Because the machine is mobile, it can be rolled up to a hospital bed. “There has been a spike in acute kidney injury during COVID and an increase in having to deliver dialysis in hospitals,” she said.

“So when PPE was in short supply, nurses were trying to avoid having to go in and out of a COVID patient’s room,” and Outset developed the remote monitoring capability so that a patient’s treatment can be monitored from any computer, Trigg said. The company also does remote software updates.

Trigg believes Tablo is a game-changer because there is no other system that purifies water and makes the dialysis solution on demand. Most of the setup process is automated and training takes 10 days, she said.
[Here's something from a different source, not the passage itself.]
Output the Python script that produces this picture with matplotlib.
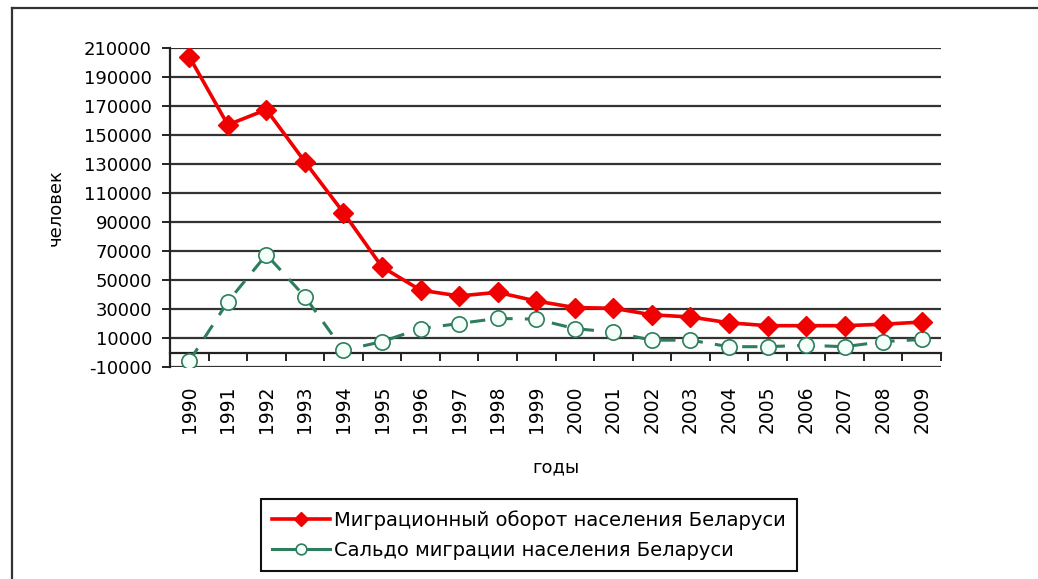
import matplotlib
matplotlib.use("Agg")
import matplotlib.pyplot as plt
import numpy as np
from matplotlib.lines import Line2D

years = ["1990", "1991", "1992", "1993", "1994", "1995", "1996", "1997", "1998", "1999",
         "2000", "2001", "2002", "2003", "2004", "2005", "2006", "2007", "2008", "2009"]
turnover = [204000, 157000, 167500, 131500, 96500, 59000, 43000, 39000, 41500, 35500,
            31000, 30500, 26000, 24500, 20500, 18500, 18500, 18500, 19500, 21000]
balance = [-6000, 35000, 67500, 38500, 1500, 7500, 16500, 20000, 23500, 23000,
           16500, 14000, 8500, 8500, 4000, 4000, 5000, 4000, 7500, 9000]
y_ticks = list(range(-10000, 210001, 20000))

label_turnover = "Миграционный оборот населения Беларуси"
label_balance = "Сальдо миграции населения Беларуси"

plt.rcParams['font.family'] = ['DejaVu Sans']

W, H = 1038, 579
fig = plt.figure(figsize=(W / 100, H / 100), dpi=100)
ax = fig.add_axes([170 / W, 1 - 367 / H, (941 - 170) / W, (367 - 48) / H])

x = np.arange(len(years))
red = '#F00000'
green = '#2E7D5C'

ax.plot(x, turnover, color=red, lw=2.6, marker='D', markersize=10,
        markerfacecolor=red, markeredgecolor=red, label=label_turnover, zorder=4)
ax.plot(x, balance, color=green, lw=2.2, linestyle=(0, (5, 4)), marker='o', markersize=11,
        markerfacecolor='#F4FFF9', markeredgecolor=green, markeredgewidth=1.2,
        label=label_balance, zorder=3)

ax.set_xlim(-0.5, len(years) - 0.5)
ax.set_ylim(-10000, 210000)
ax.set_yticks(y_ticks)
ax.set_yticklabels([str(v) for v in y_ticks], fontsize=13)
ax.grid(axis='y', color='#333333', lw=1.6)
ax.set_axisbelow(True)

ax.spines['top'].set_visible(False)
ax.spines['right'].set_visible(False)
ax.spines['left'].set_color('#222222')
ax.spines['left'].set_linewidth(1.6)
ax.spines['bottom'].set_position(('data', 0))
ax.spines['bottom'].set_color('#222222')
ax.spines['bottom'].set_linewidth(1.6)

ax.tick_params(axis='y', length=6, width=1.4, pad=7, color='#222222')
ax.set_xticks(np.arange(-0.5, len(years) + 0.5, 1))
ax.set_xticklabels([])
ax.tick_params(axis='x', which='major', length=6, width=1.4, direction='out', color='#222222')
ax.set_xticks(x, minor=True)
ax.set_xticklabels(years, minor=True, rotation=90, fontsize=13.5)
ax.tick_params(axis='x', which='minor', length=0, pad=24)

ax.set_xlabel("годы", fontsize=13)
ax.xaxis.set_label_coords(0.5, -0.285)
ax.set_ylabel("человек", fontsize=13)
ax.yaxis.set_label_coords(-0.137, 0.5)

leg = fig.legend(loc='center', bbox_to_anchor=(529 / W, 1 - 535 / H), fontsize=14,
                 numpoints=1, handlelength=3, fancybox=False, edgecolor='#111111',
                 framealpha=1, borderpad=0.55, labelspacing=0.6, handletextpad=0.2,
                 markerscale=0.7)
leg.get_frame().set_linewidth(1.5)
for h in leg.legend_handles:
    h.set_linestyle('-')

# outer chart-area border (left and top edges only are visible)
fig.add_artist(Line2D([12 / W, 12 / W], [0, 1 - 8 / H], transform=fig.transFigure,
                      color='#333333', lw=1.6))
fig.add_artist(Line2D([12 / W, 1], [1 - 8 / H, 1 - 8 / H], transform=fig.transFigure,
                      color='#333333', lw=1.6))

fig.savefig("out.png", dpi=100)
Dialysis with Tablo is also done on-demand, as opposed to a patient having to spend eight to 10 hours preparing the solution whenever they want to dialyze, according to Trigg. The patient just needs to walk up to a screen, press “get started” and Tablo automatically starts purifying the water, she said.

In addition to the flexibility factor is that dialysis treatment at home means patients don’t have to sit in a clinic exposed to 35-40 other patients who are immunocompromised, Trigg noted.

It is also very common for dialysis patients to be extremely fatigued after a session and the recovery time can be anywhere from four hours to a whole day after treatment, she said. Most patients report a much shorter recovery time after each treatment at home, she added, because Tablo has a pause function so they can stop and take a break.

“We heard from a patient who is dialyzing at home that [Tablo] allows me to dialyze to live, as opposed to living to dialyze in a clinic,” she said. “It can change the lives of so many patients.”